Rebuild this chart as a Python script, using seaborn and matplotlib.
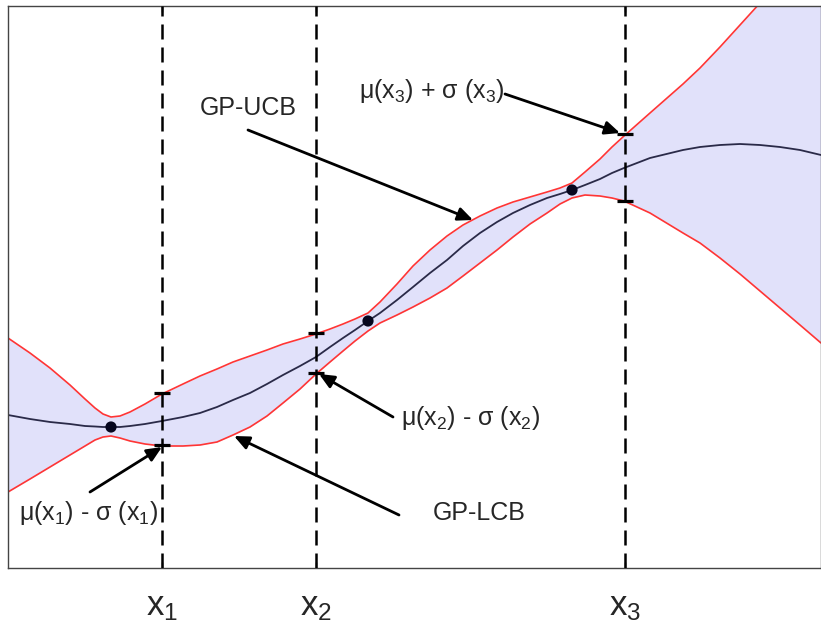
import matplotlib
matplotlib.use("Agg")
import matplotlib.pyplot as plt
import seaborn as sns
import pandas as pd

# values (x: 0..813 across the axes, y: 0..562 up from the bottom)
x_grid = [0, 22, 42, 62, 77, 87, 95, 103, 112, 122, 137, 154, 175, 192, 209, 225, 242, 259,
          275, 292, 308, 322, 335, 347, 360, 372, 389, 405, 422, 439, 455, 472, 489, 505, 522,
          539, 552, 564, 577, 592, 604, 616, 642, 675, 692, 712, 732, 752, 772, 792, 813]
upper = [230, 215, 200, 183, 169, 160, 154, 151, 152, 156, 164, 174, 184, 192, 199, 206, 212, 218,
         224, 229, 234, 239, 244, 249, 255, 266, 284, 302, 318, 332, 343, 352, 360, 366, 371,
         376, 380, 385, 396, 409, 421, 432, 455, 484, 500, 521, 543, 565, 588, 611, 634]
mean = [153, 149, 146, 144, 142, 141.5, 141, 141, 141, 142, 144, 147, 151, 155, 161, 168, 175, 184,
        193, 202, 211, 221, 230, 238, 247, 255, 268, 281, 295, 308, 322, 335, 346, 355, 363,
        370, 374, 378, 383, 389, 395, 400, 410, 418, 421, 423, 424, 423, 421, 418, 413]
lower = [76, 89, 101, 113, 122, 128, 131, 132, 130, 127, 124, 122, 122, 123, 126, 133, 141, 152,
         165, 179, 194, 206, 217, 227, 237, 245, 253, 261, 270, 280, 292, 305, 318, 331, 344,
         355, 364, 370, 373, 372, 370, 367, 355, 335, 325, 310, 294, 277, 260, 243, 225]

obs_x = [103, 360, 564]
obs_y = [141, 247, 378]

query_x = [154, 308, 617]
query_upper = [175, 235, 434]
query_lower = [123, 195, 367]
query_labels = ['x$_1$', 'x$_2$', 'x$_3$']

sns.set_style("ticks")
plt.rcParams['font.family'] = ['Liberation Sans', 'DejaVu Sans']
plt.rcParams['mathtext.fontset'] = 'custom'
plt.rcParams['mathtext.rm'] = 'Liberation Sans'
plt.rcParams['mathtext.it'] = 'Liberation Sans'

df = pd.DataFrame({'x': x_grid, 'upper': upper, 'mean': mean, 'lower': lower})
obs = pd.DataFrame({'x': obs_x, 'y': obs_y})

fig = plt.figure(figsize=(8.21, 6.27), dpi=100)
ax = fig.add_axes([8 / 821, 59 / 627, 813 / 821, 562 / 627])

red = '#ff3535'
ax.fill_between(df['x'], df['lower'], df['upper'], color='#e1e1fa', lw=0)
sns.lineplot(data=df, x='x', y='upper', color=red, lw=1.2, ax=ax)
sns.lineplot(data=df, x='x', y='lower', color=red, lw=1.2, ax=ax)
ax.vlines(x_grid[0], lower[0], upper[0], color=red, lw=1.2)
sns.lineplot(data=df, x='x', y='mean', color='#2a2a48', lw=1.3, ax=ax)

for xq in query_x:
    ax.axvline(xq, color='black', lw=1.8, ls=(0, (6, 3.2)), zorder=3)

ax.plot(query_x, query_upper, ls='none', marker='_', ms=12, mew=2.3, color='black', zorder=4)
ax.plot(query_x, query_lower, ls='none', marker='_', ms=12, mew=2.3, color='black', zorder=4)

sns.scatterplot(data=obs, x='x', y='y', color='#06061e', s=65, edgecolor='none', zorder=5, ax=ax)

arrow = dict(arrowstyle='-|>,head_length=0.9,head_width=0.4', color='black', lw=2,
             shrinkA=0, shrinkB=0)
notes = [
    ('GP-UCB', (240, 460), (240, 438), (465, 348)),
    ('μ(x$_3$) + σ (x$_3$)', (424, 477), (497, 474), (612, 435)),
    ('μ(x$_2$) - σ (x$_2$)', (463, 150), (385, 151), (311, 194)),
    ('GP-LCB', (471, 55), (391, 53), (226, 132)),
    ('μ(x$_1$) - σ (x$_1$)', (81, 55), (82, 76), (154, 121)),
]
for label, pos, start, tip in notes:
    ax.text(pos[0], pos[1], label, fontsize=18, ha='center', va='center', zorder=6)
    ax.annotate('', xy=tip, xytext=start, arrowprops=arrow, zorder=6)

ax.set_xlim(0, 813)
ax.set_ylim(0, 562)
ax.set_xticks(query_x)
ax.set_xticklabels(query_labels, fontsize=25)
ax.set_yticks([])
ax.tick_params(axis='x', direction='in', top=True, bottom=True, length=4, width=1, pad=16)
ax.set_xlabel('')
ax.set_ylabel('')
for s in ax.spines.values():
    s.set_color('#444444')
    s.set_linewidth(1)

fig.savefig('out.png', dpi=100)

----

WRITTEN REQUEST: Reproduce the listing word for word and omit its pictures.

RESULT BELOW:
Rebuild this chart as a Python script, using seaborn and matplotlib.
import matplotlib
matplotlib.use("Agg")
import matplotlib.pyplot as plt
import seaborn as sns
import pandas as pd

# values (x: 0..813 across the axes, y: 0..562 up from the bottom)
x_grid = [0, 22, 42, 62, 77, 87, 95, 103, 112, 122, 137, 154, 175, 192, 209, 225, 242, 259,
          275, 292, 308, 322, 335, 347, 360, 372, 389, 405, 422, 439, 455, 472, 489, 505, 522,
          539, 552, 564, 577, 592, 604, 616, 642, 675, 692, 712, 732, 752, 772, 792, 813]
upper = [230, 215, 200, 183, 169, 160, 154, 151, 152, 156, 164, 174, 184, 192, 199, 206, 212, 218,
         224, 229, 234, 239, 244, 249, 255, 266, 284, 302, 318, 332, 343, 352, 360, 366, 371,
         376, 380, 385, 396, 409, 421, 432, 455, 484, 500, 521, 543, 565, 588, 611, 634]
mean = [153, 149, 146, 144, 142, 141.5, 141, 141, 141, 142, 144, 147, 151, 155, 161, 168, 175, 184,
        193, 202, 211, 221, 230, 238, 247, 255, 268, 281, 295, 308, 322, 335, 346, 355, 363,
        370, 374, 378, 383, 389, 395, 400, 410, 418, 421, 423, 424, 423, 421, 418, 413]
lower = [76, 89, 101, 113, 122, 128, 131, 132, 130, 127, 124, 122, 122, 123, 126, 133, 141, 152,
         165, 179, 194, 206, 217, 227, 237, 245, 253, 261, 270, 280, 292, 305, 318, 331, 344,
         355, 364, 370, 373, 372, 370, 367, 355, 335, 325, 310, 294, 277, 260, 243, 225]

obs_x = [103, 360, 564]
obs_y = [141, 247, 378]

query_x = [154, 308, 617]
query_upper = [175, 235, 434]
query_lower = [123, 195, 367]
query_labels = ['x$_1$', 'x$_2$', 'x$_3$']

sns.set_style("ticks")
plt.rcParams['font.family'] = ['Liberation Sans', 'DejaVu Sans']
plt.rcParams['mathtext.fontset'] = 'custom'
plt.rcParams['mathtext.rm'] = 'Liberation Sans'
plt.rcParams['mathtext.it'] = 'Liberation Sans'

df = pd.DataFrame({'x': x_grid, 'upper': upper, 'mean': mean, 'lower': lower})
obs = pd.DataFrame({'x': obs_x, 'y': obs_y})

fig = plt.figure(figsize=(8.21, 6.27), dpi=100)
ax = fig.add_axes([8 / 821, 59 / 627, 813 / 821, 562 / 627])

red = '#ff3535'
ax.fill_between(df['x'], df['lower'], df['upper'], color='#e1e1fa', lw=0)
sns.lineplot(data=df, x='x', y='upper', color=red, lw=1.2, ax=ax)
sns.lineplot(data=df, x='x', y='lower', color=red, lw=1.2, ax=ax)
ax.vlines(x_grid[0], lower[0], upper[0], color=red, lw=1.2)
sns.lineplot(data=df, x='x', y='mean', color='#2a2a48', lw=1.3, ax=ax)

for xq in query_x:
    ax.axvline(xq, color='black', lw=1.8, ls=(0, (6, 3.2)), zorder=3)

ax.plot(query_x, query_upper, ls='none', marker='_', ms=12, mew=2.3, color='black', zorder=4)
ax.plot(query_x, query_lower, ls='none', marker='_', ms=12, mew=2.3, color='black', zorder=4)

sns.scatterplot(data=obs, x='x', y='y', color='#06061e', s=65, edgecolor='none', zorder=5, ax=ax)

arrow = dict(arrowstyle='-|>,head_length=0.9,head_width=0.4', color='black', lw=2,
             shrinkA=0, shrinkB=0)
notes = [
    ('GP-UCB', (240, 460), (240, 438), (465, 348)),
    ('μ(x$_3$) + σ (x$_3$)', (424, 477), (497, 474), (612, 435)),
    ('μ(x$_2$) - σ (x$_2$)', (463, 150), (385, 151), (311, 194)),
    ('GP-LCB', (471, 55), (391, 53), (226, 132)),
    ('μ(x$_1$) - σ (x$_1$)', (81, 55), (82, 76), (154, 121)),
]
for label, pos, start, tip in notes:
    ax.text(pos[0], pos[1], label, fontsize=18, ha='center', va='center', zorder=6)
    ax.annotate('', xy=tip, xytext=start, arrowprops=arrow, zorder=6)

ax.set_xlim(0, 813)
ax.set_ylim(0, 562)
ax.set_xticks(query_x)
ax.set_xticklabels(query_labels, fontsize=25)
ax.set_yticks([])
ax.tick_params(axis='x', direction='in', top=True, bottom=True, length=4, width=1, pad=16)
ax.set_xlabel('')
ax.set_ylabel('')
for s in ax.spines.values():
    s.set_color('#444444')
    s.set_linewidth(1)

fig.savefig('out.png', dpi=100)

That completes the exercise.